Sunday’s "Carmageddon II" closure of the 405 Freeway between the San Fernando Valley and the Westside will create an extra challenge for a Porter Ranch triathlete who plans to compete in the 13th Herbalife Triathlon.
The race will begin with a swim in the Pacific Ocean at Venice Beach, a bicycle ride to downtown and a run from LA Live! to Disney Hall and back two times to end the challenge.
The freeway is closed until Monday morning as workers continue construction on a carpool lane along the heavily congested route.
The organizers of the triathlon set its date long before an announcement was made, putting a crimp into Valley competitors’ plans to hit Venice Beach in a timely fashion.
Howard Roth normally drives to Venice, but due to the closure will be forced to get up at 4 a.m. in the morning—three hours before his normal wake-up time—drive downtown and then take a shuttle around 5 a.m. to the beach. His start time for the race is 7:55 a.m.
So what can he do during the three-hour wait?
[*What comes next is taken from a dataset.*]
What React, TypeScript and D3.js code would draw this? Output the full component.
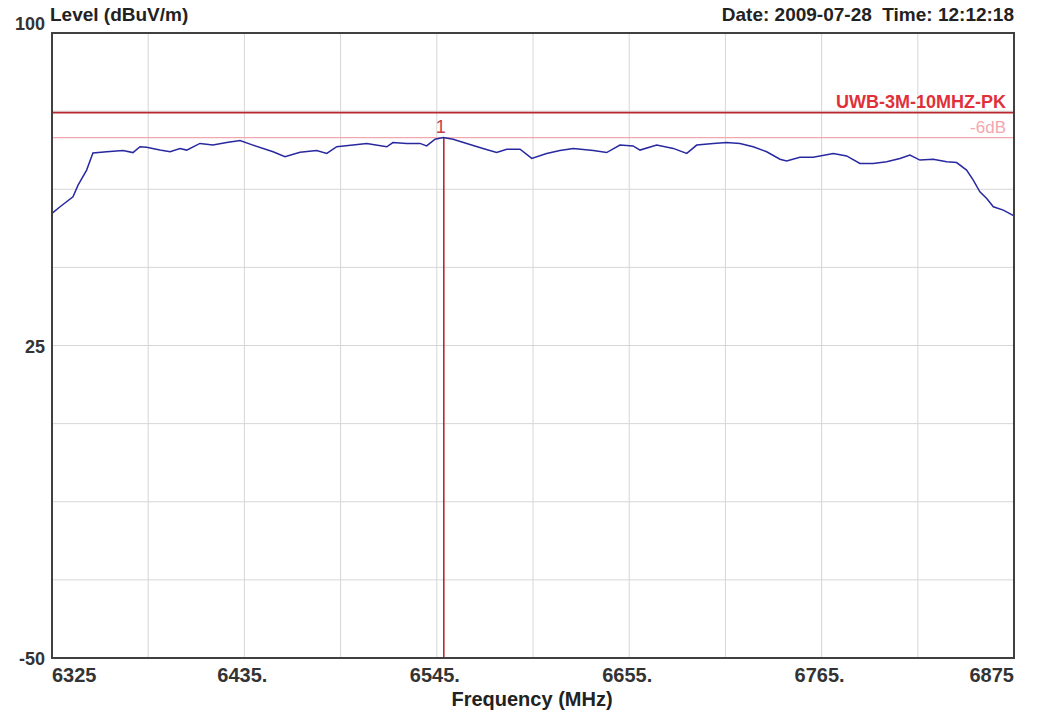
import React, { useEffect, useRef } from 'react';
import * as d3 from 'd3';

// trace (MHz, dBuV/m)
const freqs = [
  6325, 6329.6, 6337.0, 6339.9, 6344.8, 6348.4, 6356.3, 6365.6, 6371.3, 6375.3,
  6379.1, 6386.7, 6392.5, 6398.2, 6402.0, 6409.6, 6417.0, 6424.9, 6432.5, 6439.9,
  6451.4, 6458.2, 6466.8, 6476.3, 6482.1, 6487.8, 6497.1, 6504.9, 6516.4, 6519.9,
  6527.8, 6535.4, 6539.2, 6544.0, 6548.7, 6554.3, 6562.1, 6571.4, 6579.2, 6585.0,
  6592.6, 6599.3, 6607.8, 6615.4, 6623.0, 6634.5, 6642.1, 6649.7, 6657.2, 6661.2,
  6670.7, 6680.2, 6687.9, 6693.6, 6703.1, 6710.7, 6718.3, 6725.9, 6733.6, 6741.2,
  6745.0, 6752.6, 6760.2, 6771.7, 6779.3, 6786.9, 6794.5, 6802.2, 6809.8, 6815.5,
  6821.2, 6828.8, 6836.5, 6842.2, 6847.9, 6851.7, 6855.5, 6859.4, 6863.2, 6868.9,
  6874.2, 6875,
];
const levels = [
  56.7, 58.3, 60.7, 63.5, 67.1, 71.2, 71.5, 71.8, 71.3, 72.7,
  72.6, 71.9, 71.5, 72.3, 71.9, 73.5, 73.1, 73.7, 74.2, 73.1,
  71.5, 70.3, 71.4, 71.8, 71.1, 72.7, 73.1, 73.5, 72.7, 73.7,
  73.5, 73.5, 72.9, 74.5, 74.9, 74.5, 73.5, 72.3, 71.3, 72.1,
  72.1, 69.9, 71.1, 71.8, 72.3, 71.8, 71.3, 73.1, 72.9, 71.9,
  73.1, 72.3, 71.1, 73.1, 73.5, 73.7, 73.5, 72.7, 71.5, 69.7,
  69.3, 70.2, 70.2, 71.1, 70.5, 68.7, 68.7, 69.1, 69.9, 70.7,
  69.5, 69.7, 69.1, 68.9, 67.1, 64.7, 61.9, 60.3, 58.3, 57.5,
  56.3, 56.1,
];

const xTicks = [6325, 6435, 6545, 6655, 6765, 6875];
const xTickLabels = ['6325', '6435.', '6545.', '6655.', '6765.', '6875'];
const yTicks = [100, 25, -50];
const limitLevel = 80.9;
const limitName = 'UWB-3M-10MHZ-PK';
const offsetLevel = 74.9;
const offsetName = '-6dB';
const markerFreq = 6549;
const markerLevel = 74.9;
const markerName = '1';

const App = () => {
  const ref = useRef<SVGSVGElement | null>(null);

  useEffect(() => {
    const W = 1039;
    const H = 716;
    const margin = { top: 33, right: 25, bottom: 58, left: 52 };
    const width = W - margin.left - margin.right;
    const height = H - margin.top - margin.bottom;
    const font = 'Arial, "Liberation Sans", sans-serif';

    const svg = d3.select(ref.current);
    svg.selectAll('*').remove();
    svg.attr('width', W).attr('height', H);

    const x = d3.scaleLinear().domain([6325, 6875]).range([0, width]);
    const y = d3.scaleLinear().domain([-50, 100]).range([height, 0]);

    const chart = svg.append('g')
      .attr('transform', `translate(${margin.left},${margin.top})`);

    // grid lines
    chart.append('g').selectAll('line')
      .data(d3.range(6325, 6875.1, 55))
      .enter().append('line')
      .attr('x1', (d) => x(d)).attr('x2', (d) => x(d))
      .attr('y1', 0).attr('y2', height)
      .attr('stroke', '#d6d6d6').attr('stroke-width', 1);

    chart.append('g').selectAll('line')
      .data(d3.range(-50, 100.1, 18.75))
      .enter().append('line')
      .attr('x1', 0).attr('x2', width)
      .attr('y1', (d) => y(d)).attr('y2', (d) => y(d))
      .attr('stroke', '#d6d6d6').attr('stroke-width', 1);

    // limit + offset lines
    chart.append('line')
      .attr('x1', 0).attr('x2', width)
      .attr('y1', y(limitLevel)).attr('y2', y(limitLevel))
      .attr('stroke', '#b8282e').attr('stroke-width', 1.6);
    chart.append('text')
      .attr('x', width - 8).attr('y', y(limitLevel) - 5)
      .attr('text-anchor', 'end')
      .style('font', `bold 18px ${font}`)
      .attr('fill', '#e0303a')
      .text(limitName);

    chart.append('line')
      .attr('x1', 0).attr('x2', width)
      .attr('y1', y(offsetLevel)).attr('y2', y(offsetLevel))
      .attr('stroke', '#f4a6ae').attr('stroke-width', 1.4);
    chart.append('text')
      .attr('x', width - 8).attr('y', y(offsetLevel) - 5)
      .attr('text-anchor', 'end')
      .style('font', `17px ${font}`)
      .attr('fill', '#f4a6ae')
      .text(offsetName);

    // marker
    chart.append('line')
      .attr('x1', x(markerFreq)).attr('x2', x(markerFreq))
      .attr('y1', y(markerLevel)).attr('y2', height)
      .attr('stroke', '#b8282e').attr('stroke-width', 1.6);
    chart.append('text')
      .attr('x', x(markerFreq) - 3).attr('y', y(markerLevel) - 5)
      .attr('text-anchor', 'middle')
      .style('font', `18px ${font}`)
      .attr('fill', '#c8404a')
      .text(markerName);

    // trace
    const line = d3.line<number>()
      .curve(d3.curveLinear)
      .x((d, i) => x(freqs[i]))
      .y((d) => y(d));
    chart.append('path')
      .datum(levels)
      .attr('fill', 'none')
      .attr('stroke', '#2828a0')
      .attr('stroke-width', 1.5)
      .attr('d', line);

    // frame
    chart.append('rect')
      .attr('x', 0).attr('y', 0)
      .attr('width', width).attr('height', height)
      .attr('fill', 'none')
      .attr('stroke', '#404040')
      .attr('stroke-width', 2);

    // y tick labels
    chart.append('g').selectAll('text')
      .data(yTicks)
      .enter().append('text')
      .attr('x', -7)
      .attr('y', (d) => (d === 100 ? y(d) - 3 : y(d) + 7))
      .attr('text-anchor', 'end')
      .style('font', `bold 18px ${font}`)
      .attr('fill', '#333')
      .text((d) => String(d));

    // x tick labels
    chart.append('g').selectAll('text')
      .data(xTicks)
      .enter().append('text')
      .attr('x', (d, i) => (i === 0 ? x(d) : i === xTicks.length - 1 ? x(d) : x(d) - 2))
      .attr('y', height + 24)
      .attr('text-anchor', (d, i) => (i === 0 ? 'start' : i === xTicks.length - 1 ? 'end' : 'middle'))
      .style('font', `bold 20px ${font}`)
      .attr('fill', '#333')
      .text((d, i) => xTickLabels[i]);

    // titles
    svg.append('text')
      .attr('x', 50).attr('y', 21)
      .style('font', `bold 19px ${font}`)
      .attr('fill', '#222')
      .text('Level (dBuV/m)');
    svg.append('text')
      .attr('x', 1014).attr('y', 21)
      .attr('text-anchor', 'end')
      .style('font', `bold 19px ${font}`)
      .style('white-space', 'pre')
      .attr('fill', '#222')
      .text('Date: 2009-07-28  Time: 12:12:18');
    svg.append('text')
      .attr('x', 532).attr('y', 706)
      .attr('text-anchor', 'middle')
      .style('font', `bold 20px ${font}`)
      .attr('fill', '#222')
      .text('Frequency (MHz)');
  }, []);

  return (
    <svg ref={ref} style={{ position: 'absolute', left: 0, top: 0, background: '#fff' }} />
  );
};

export default App;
“Find some place to take a nap,” said Roth, 55, a business and financial consultant with a small international firm. “As for Carmageddon, it will require me to get up a few hours early, but I don't think it will have an effect on my performance. However, if I don't do well, I will use it as an excuse.”
Roth will be among nearly 2,500 recreational, elite and professional triathletes from 28 states, plus the District of Columbia and 12 countries.
The men’s pro field is led by returning 2011 Los Angeles champion Cameron Dye (USA). Other top contenders are Americans Ben Collins and four-time Olympian Hunter Kemper. Dye, Collins and Kemper are 1, 2 and 3 in the Life Time Fitness Series Race to the Toyota Cup, separated by only 7.5 points.
With four of the Life Time Series Top 5 women pros in town, the women’s competition, led by American Alicia Kaye, will be wide open and most likely fiercely fought between Kaye, Australian Anabel Luxford and Americans Jenna Parker and Jillian Peterson.
The 43 pros, representing the U.S., Canada, Brazil, Argentina, Bermuda, Great Britain, Australia, New Zealand and the Netherlands, will be competing for $40,000 in prize money.
Roth says he is by no means a pro and expects to finish the competition in two hours and 45 minutes, which would likely place him in the top third of his division, which is for ages 55-59.
"I always try to beat my previous best times, but as I get older that seems to be getting harder,’ Roth told Patch.
Roth said he trains six days a week, sometimes solo, sometimes with his wife and other times with friends. It’s his hobby. He also said variables can affect finish times, no matter how well-trained a competitor is.
“For example, if there is big surf or a strong current or you get stuck in the middle of a slow pack of swimmers your swim time could be longer than you expected,” he said. “On the bike, you can always get a flat tire and the clock doesn't stop while you fix it. There may be strong headwinds that could slow you down or even rain, fog, mist that makes the roads slippery and require you to be more cautious on the bike. If you have to work harder on the swim and or the bike, or if it gets hot your run time will suffer and you can always have issues in transition.”
Today’s event is referred to as an Olympic course distance. The first leg is a 1500-meter swim, followed by a 40-kilometer cycle race and a 10K run.
Roth started his first triathlon in 1993 and is one of 14 who has done every LA triathlon since 2000.
“Training for and racing in triathlons is my hobby,” the slender, muscular Roth said. “I get to spend time with my wife and friends enjoying the outdoors riding or running when training, and I find it joyful to race and feel like a little kid out playing.
"When I graduated from college, despite not being particularly athletic, I realized if I didn't stay active I would pack on the pounds so I joined a gym. A friend from the gym talked me into doing my first triathlon in 1993 and I was hooked. It is a way to stay active and healthy and I do enjoy it.”
Roth said competitors think about lots of things during the different events, from the water temperature and conditions to the weather to where one is and their surroundings.
“As well as what you will be doing next, such as do I get water at the next aid station or should I try to pick up the pace right now,” Roth said. “You do get caught up in racing and can overlook your surroundings, but I try to pay attention to where I am and enjoy the people or architecture or nature around me while I am racing. My favorite part is crossing the finish line.”